| Your goal |
All of the lines below are to be transcribed faithfully, with pictures excluded from the copy.
————
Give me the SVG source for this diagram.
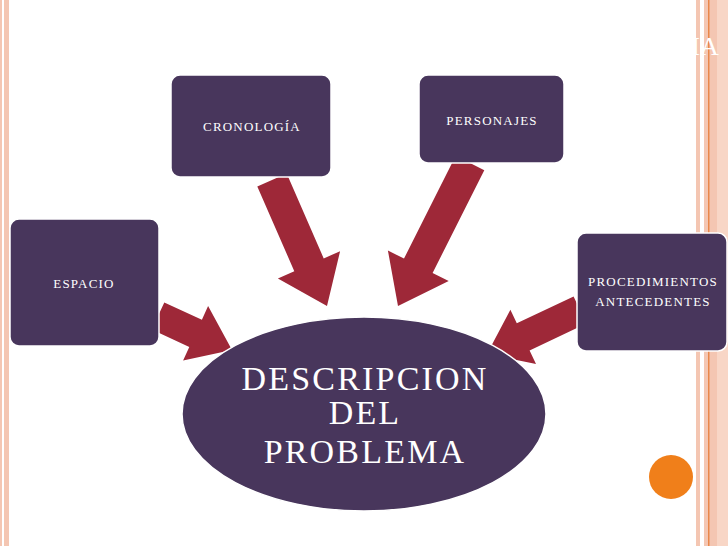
<svg xmlns="http://www.w3.org/2000/svg" width="728" height="546" viewBox="0 0 728 546">
<style>
.box{fill:#48365c;stroke:#ffffff;stroke-width:1.5}
.arr{fill:#9e2838}
.t{font-family:"Liberation Serif",serif;fill:#ffffff;font-size:13px;text-anchor:middle;letter-spacing:1.2px}
.big{font-family:"Liberation Serif",serif;fill:#ffffff;font-size:34px;text-anchor:middle;letter-spacing:2.2px}
</style>
<rect width="728" height="546" fill="#ffffff"/>
<rect x="0" y="0" width="2" height="546" fill="#f4c6b2"/>
<rect x="4" y="0" width="5" height="546" fill="#f4c6b2"/>
<rect x="696" y="0" width="4" height="546" fill="#f4c6b2"/>
<rect x="704" y="0" width="24" height="546" fill="#f4c6b2"/>
<rect x="708" y="0" width="1.5" height="546" fill="#e9874a"/>
<rect x="717" y="0" width="11" height="546" fill="#f8d6c6"/>
<text x="705" y="55" style="font-family:'Liberation Serif',serif;font-size:26px;fill:#ffffff" text-anchor="middle">IA</text>
<g id="connectors">
<polygon class="arr" points="257.3,186.4 294.3,271.2 277.9,278.4 327,306 340.1,251.2 323.7,258.4 286.7,173.6"/>
<polygon class="arr" points="484.3,170.2 432.6,273 448.7,281.1 398,306 387.9,250.5 404,258.6 455.7,155.8"/>
<polygon class="arr" points="151.7,329.6 189.3,346.9 183.1,360.6 232,350 208.1,306 201.9,319.7 164.3,302.4"/>
<polygon class="arr" points="586.4,323.6 529.6,350.5 536,364 487,354 510.4,309.8 516.8,323.3 573.6,296.4"/>
</g>
<g id="cronologia"><rect class="box" x="171" y="75" width="160" height="102" rx="9"/><text class="t" x="252" y="131">CRONOLOGÍA</text></g>
<g id="personajes"><rect class="box" x="419" y="75" width="145" height="88" rx="9"/><text class="t" x="492" y="125">PERSONAJES</text></g>
<g id="espacio"><rect class="box" x="10" y="219" width="149" height="127" rx="9"/><text class="t" x="84" y="288">ESPACIO</text></g>
<g id="procedimientos"><rect class="box" x="577" y="233" width="150" height="118" rx="9"/><text class="t" x="653" y="286">PROCEDIMIENTOS</text><text class="t" x="653" y="306">ANTECEDENTES</text></g>
<g id="descripcion"><ellipse cx="364" cy="414" rx="182" ry="97" fill="#48365c" stroke="#ffffff" stroke-width="1.5"/>
<text class="big" x="365" y="390">DESCRIPCION</text><text class="big" x="365" y="424">DEL</text><text class="big" x="365" y="463">PROBLEMA</text></g>
<circle cx="671" cy="477" r="22" fill="#f07f1a"/>
</svg>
————
| Written reply |
Give me the SVG source for this diagram.
<svg xmlns="http://www.w3.org/2000/svg" width="728" height="546" viewBox="0 0 728 546">
<style>
.box{fill:#48365c;stroke:#ffffff;stroke-width:1.5}
.arr{fill:#9e2838}
.t{font-family:"Liberation Serif",serif;fill:#ffffff;font-size:13px;text-anchor:middle;letter-spacing:1.2px}
.big{font-family:"Liberation Serif",serif;fill:#ffffff;font-size:34px;text-anchor:middle;letter-spacing:2.2px}
</style>
<rect width="728" height="546" fill="#ffffff"/>
<rect x="0" y="0" width="2" height="546" fill="#f4c6b2"/>
<rect x="4" y="0" width="5" height="546" fill="#f4c6b2"/>
<rect x="696" y="0" width="4" height="546" fill="#f4c6b2"/>
<rect x="704" y="0" width="24" height="546" fill="#f4c6b2"/>
<rect x="708" y="0" width="1.5" height="546" fill="#e9874a"/>
<rect x="717" y="0" width="11" height="546" fill="#f8d6c6"/>
<text x="705" y="55" style="font-family:'Liberation Serif',serif;font-size:26px;fill:#ffffff" text-anchor="middle">IA</text>
<g id="connectors">
<polygon class="arr" points="257.3,186.4 294.3,271.2 277.9,278.4 327,306 340.1,251.2 323.7,258.4 286.7,173.6"/>
<polygon class="arr" points="484.3,170.2 432.6,273 448.7,281.1 398,306 387.9,250.5 404,258.6 455.7,155.8"/>
<polygon class="arr" points="151.7,329.6 189.3,346.9 183.1,360.6 232,350 208.1,306 201.9,319.7 164.3,302.4"/>
<polygon class="arr" points="586.4,323.6 529.6,350.5 536,364 487,354 510.4,309.8 516.8,323.3 573.6,296.4"/>
</g>
<g id="cronologia"><rect class="box" x="171" y="75" width="160" height="102" rx="9"/><text class="t" x="252" y="131">CRONOLOGÍA</text></g>
<g id="personajes"><rect class="box" x="419" y="75" width="145" height="88" rx="9"/><text class="t" x="492" y="125">PERSONAJES</text></g>
<g id="espacio"><rect class="box" x="10" y="219" width="149" height="127" rx="9"/><text class="t" x="84" y="288">ESPACIO</text></g>
<g id="procedimientos"><rect class="box" x="577" y="233" width="150" height="118" rx="9"/><text class="t" x="653" y="286">PROCEDIMIENTOS</text><text class="t" x="653" y="306">ANTECEDENTES</text></g>
<g id="descripcion"><ellipse cx="364" cy="414" rx="182" ry="97" fill="#48365c" stroke="#ffffff" stroke-width="1.5"/>
<text class="big" x="365" y="390">DESCRIPCION</text><text class="big" x="365" y="424">DEL</text><text class="big" x="365" y="463">PROBLEMA</text></g>
<circle cx="671" cy="477" r="22" fill="#f07f1a"/>
</svg>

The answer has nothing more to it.